Foundation repair quotes vary because contractors are sometimes quoting different scopes — one contractor recommends interior drainage, another recommends exterior excavation, a third recommends only crack injection. These are different solutions to the same problem, with genuinely different costs. When comparing quotes, compare the scope, not just the number. Ask each contractor specifically what they're doing and why they're recommending that approach.
Is the cheapest foundation repair always wrong?
Not necessarily. If the correct repair for your basement is crack injection and one contractor quotes crack injection while another quotes a full drainage system, the cheaper quote might be the right scope. But if the cheapest quote is for a temporary solution (surface patching rather than injection) that will fail within a season, that's not actually a deal. Understand what you're buying before evaluating price.
Does a lifetime warranty cost more?
Our transferable lifetime warranty is included in our standard installation price — it's not an upsell option. The warranty reflects our confidence in the repair method and materials we use. Be cautious of warranties with fine print that makes them difficult to exercise; the transferability to new owners and the specific coverage language are the details that matter.

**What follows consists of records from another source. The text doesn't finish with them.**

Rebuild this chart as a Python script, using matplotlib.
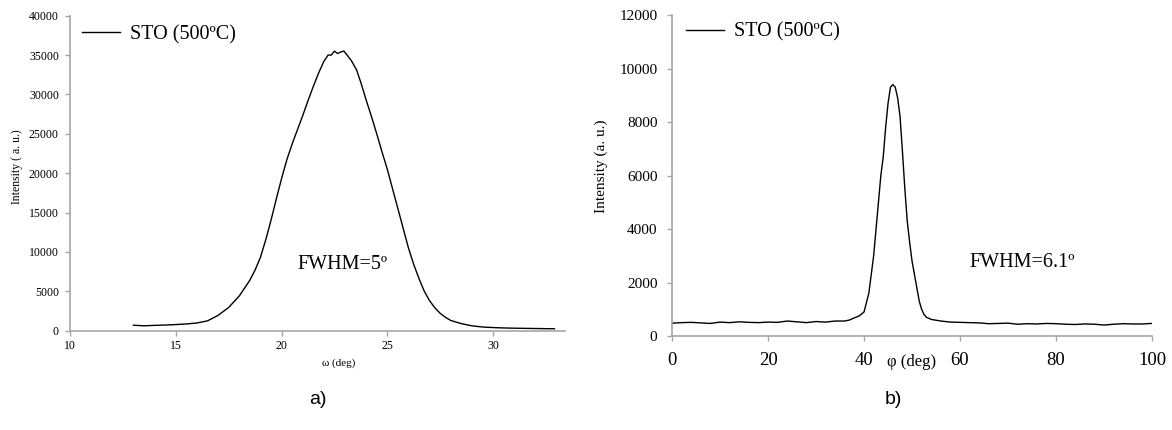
import matplotlib
matplotlib.use("Agg")
import matplotlib.pyplot as plt

plt.rcParams['font.family'] = ['Liberation Serif', 'DejaVu Serif']

# panel a) omega scan
omega = [13.0, 13.5, 14.0, 14.5, 15.0, 15.5, 16.0, 16.5, 17.0, 17.5, 18.0, 18.5,
         18.75, 19.0, 19.25, 19.5, 19.75, 20.0, 20.25, 20.5, 20.75, 21.0, 21.25, 21.5,
         21.75, 22.0, 22.2, 22.35, 22.5, 22.65, 22.8, 22.95, 23.1, 23.3, 23.55, 23.75,
         24.0, 24.25, 24.5, 24.75, 25.0, 25.25, 25.5, 25.75, 26.0, 26.25, 26.5, 26.75,
         27.0, 27.25, 27.5, 27.75, 28.0, 28.5, 29.0, 29.5, 30.0, 30.5, 31.0, 31.5,
         32.0, 32.5, 32.9]
int_omega = [700, 620, 680, 720, 780, 860, 980, 1250, 1950, 2950, 4400, 6400,
             7700, 9300, 11500, 14000, 16700, 19300, 21700, 23700, 25500, 27300, 29200, 31000,
             32700, 34200, 35000, 35000, 35500, 35200, 35400, 35500, 35000, 34300, 33100, 31500,
             29300, 27200, 25000, 22700, 20500, 18000, 15500, 13000, 10500, 8400, 6600, 5000,
             3800, 2900, 2200, 1700, 1300, 900, 620, 470, 400, 350, 320, 300,
             280, 260, 250]

# panel b) phi scan
phi = [0, 2, 4, 6, 8, 10, 12, 14, 16, 18, 20, 22, 24, 26, 28, 30, 32, 34, 36, 37,
       38, 39, 40, 41, 41.5, 42, 42.5, 43, 43.5, 44, 44.5, 45, 45.5, 46, 46.5, 47,
       47.5, 48, 48.5, 49, 49.5, 50, 50.5, 51, 51.5, 52, 52.5, 53, 54, 56, 58, 60,
       62, 64, 66, 68, 70, 72, 74, 76, 78, 80, 82, 84, 86, 88, 90, 92, 94, 96, 98, 100]
int_phi = [480, 500, 510, 490, 470, 520, 500, 530, 510, 500, 520, 510, 560, 530, 500, 540,
           520, 560, 560, 600, 680, 750, 900, 1600, 2300, 3000, 4000, 5000, 6000, 6700,
           7800, 8700, 9300, 9400, 9300, 8900, 8200, 6900, 5500, 4300, 3500, 2800, 2300,
           1800, 1300, 1000, 800, 700, 620, 560, 520, 510, 500, 490, 460, 470, 480, 440,
           460, 450, 470, 460, 440, 430, 450, 440, 410, 440, 460, 450, 450, 470]

legend_label = 'STO (500ºC)'
axis_grey = '#a6a6a6'

fig = plt.figure(figsize=(11.72, 4.30), dpi=100)
ax1 = fig.add_axes([0.0597, 0.2309, 0.4224, 0.7326])
ax2 = fig.add_axes([0.5734, 0.2186, 0.4096, 0.7465])


def style_axis(ax, xsize, ysize, ypad, xpad):
    for s in ['top', 'right']:
        ax.spines[s].set_visible(False)
    for s in ['left', 'bottom']:
        ax.spines[s].set_color(axis_grey)
        ax.spines[s].set_linewidth(1.2)
    ax.tick_params(axis='both', direction='out', length=3.5, width=1.0, color=axis_grey)
    ax.tick_params(axis='x', labelsize=xsize, pad=xpad)
    ax.tick_params(axis='y', labelsize=ysize, pad=ypad)


# a)
ax1.plot(omega, int_omega, color='black', linewidth=1.0, label=legend_label)
ax1.set_xlim(10, 33.4)
ax1.set_ylim(0, 40000)
ax1.set_xticks(range(10, 31, 5))
ax1.set_yticks(range(0, 40001, 5000))
style_axis(ax1, 8.5, 8.5, 4.5, 3.5)
ax1.set_xlabel('ω (deg)', fontsize=8)
ax1.xaxis.set_label_coords(0.543, -0.102)
ax1.xaxis.label.set_va('center')
ax1.set_ylabel('Intensity ( a. u.)', fontsize=8.5)
ax1.yaxis.set_label_coords(-0.107, 0.52)
ax1.yaxis.label.set_va('center')
ax1.text(22.88, 8470, 'FWHM=5º', fontsize=14.5, ha='center', va='center')
ax1.legend(loc='center left', bbox_to_anchor=(0.024, 0.939), frameon=False,
           fontsize=14.5, handlelength=1.9, handletextpad=0.5,
           borderpad=0, borderaxespad=0)

# b)
ax2.plot(phi, int_phi, color='black', linewidth=1.0, label=legend_label)
ax2.set_xlim(0, 100)
ax2.set_ylim(0, 12000)
ax2.set_xticks(range(0, 101, 20))
ax2.set_yticks(range(0, 12001, 2000))
style_axis(ax2, 13.5, 11, 7, 8)
ax2.set_xlabel('φ (deg)', fontsize=12)
ax2.xaxis.set_label_coords(0.498, -0.081)
ax2.xaxis.label.set_va('center')
ax2.set_ylabel('Intensity (a. u.)', fontsize=11)
ax2.yaxis.set_label_coords(-0.148, 0.53)
ax2.yaxis.label.set_va('center')
ax2.text(72.9, 2766, 'FWHM=6.1º', fontsize=14.5, ha='center', va='center')
ax2.legend(loc='center left', bbox_to_anchor=(0.029, 0.947), frameon=False,
           fontsize=14.5, handlelength=1.9, handletextpad=0.5,
           borderpad=0, borderaxespad=0)

fig.text(318 / 1172, 1 - 400 / 430, 'a)', fontsize=14, family='Liberation Sans',
         ha='center', va='center')
fig.text(893 / 1172, 1 - 400 / 430, 'b)', fontsize=14, family='Liberation Sans',
         ha='center', va='center')

fig.savefig('out.png', dpi=100)
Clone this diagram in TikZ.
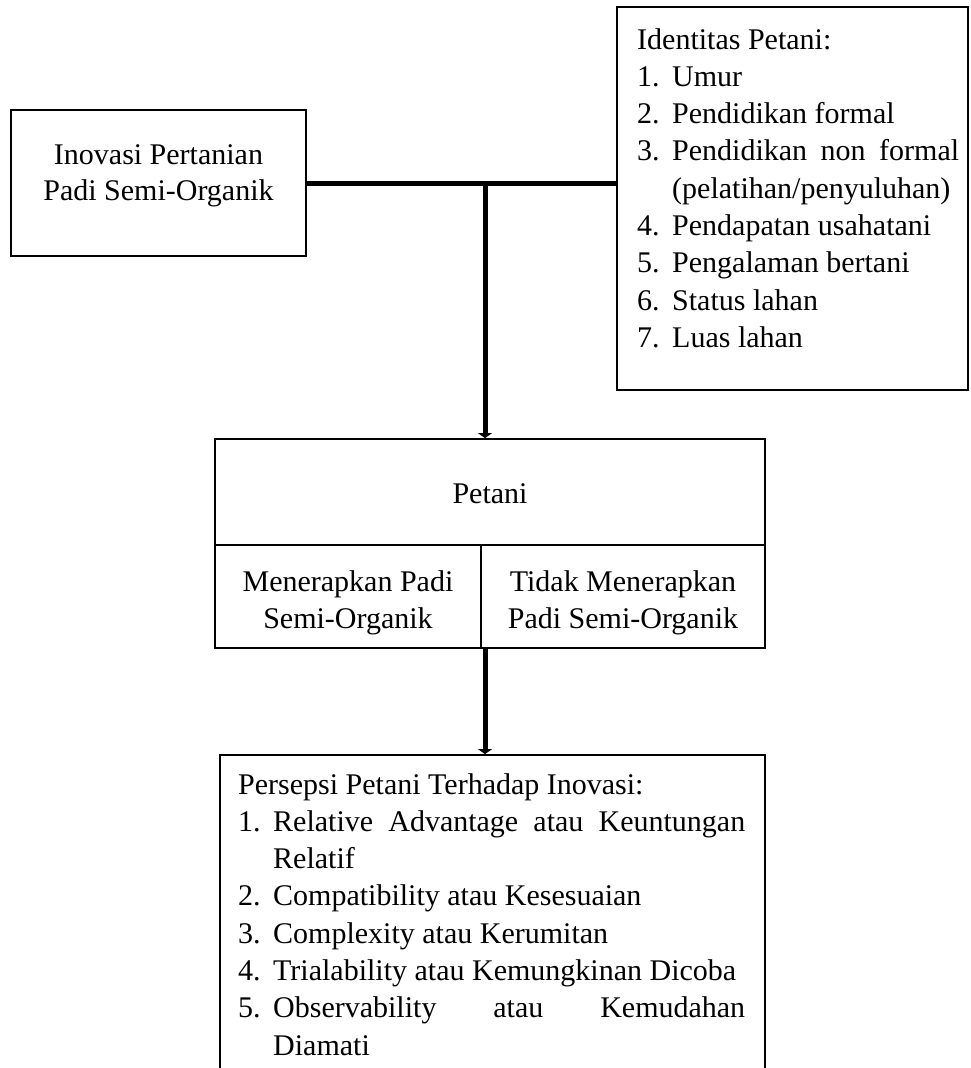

Will foundation repair increase my home value?
Documented foundation repair with a transferable warranty tends to preserve value more than it adds it — but it absolutely prevents the discount that an unrepaired foundation issue applies to a home's value at sale. In Indianapolis's market, home inspectors are thorough and buyers negotiate hard on foundation issues. A repaired, warranted foundation eliminates that negotiation point.
Should I get multiple quotes?
Getting two or three assessments from different contractors is reasonable for a significant foundation repair. The goal is to compare scope recommendations as much as prices — if the contractors recommend the same approach, you're comparing apples to apples on price. If they recommend different approaches, you need to understand why before choosing.